Mary
Flannery O'Connor, (March 25, 1925 – August
3, 1964) was an American novelist, short-story writer and essayist.
An important voice in American literature, O'Connor wrote two novels and
32 short stories, as well as a number of reviews and commentaries. She was
a Southern writer who often wrote in a Southern Gothic style and relied
heavily on regional settings and grotesque characters. O'Connor's writing
also reflected her own Roman Catholic faith, and frequently examined
questions of morality and ethics.
Regarding her emphasis of the grotesque, O'Connor said: "anything that
comes out of the South is going to be called grotesque by the northern
reader, unless it is grotesque, in which case it is going to be called
realistic." Her texts usually take place in the South and revolve around
morally flawed characters, while the issue of race often appears in the
background. One of her trademarks is blunt foreshadowing, giving a reader
an idea of what will happen far before it happens. Most of her works
feature disturbing elements, though she did not like to be characterized
as cynical. "I am tired of reading reviews that call A Good Man
brutal and sarcastic," she writes. "The stories are hard but they are hard
because there is nothing harder or less sentimental than Christian
realism... when I see these stories described as horror stories I am
always amused because the reviewer always has hold of the wrong horror."

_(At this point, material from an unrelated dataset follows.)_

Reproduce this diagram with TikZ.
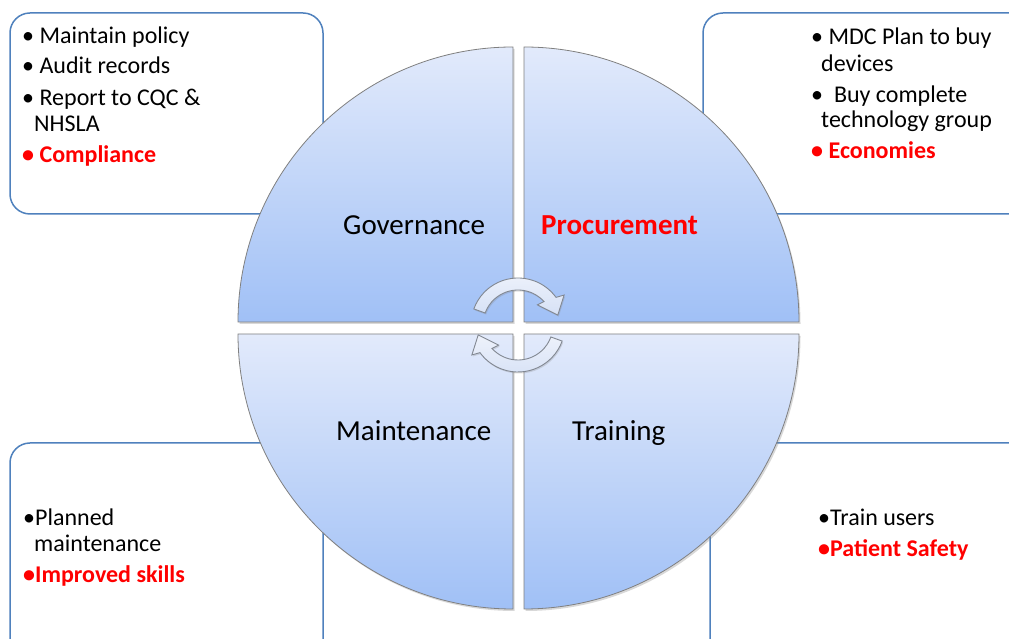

From 1956 through 1964, O'Connor wrote more than one
hundred book reviews for two Catholic diocesan newspapers in Georgia:
The Bulletin, and The Southern Cross. According to fellow
reviewer Joe Zuber, the wide range of books O'Connor chose to review
demonstrated that she was profoundly intellectual. Her reviews
consistently confront theological and ethical themes in books written by
the most serious and demanding theologians of her time. Professor of
English, Carter Martin, an authority on O'Connor's writings, notes simply
that her "book reviews are at one with her religious life".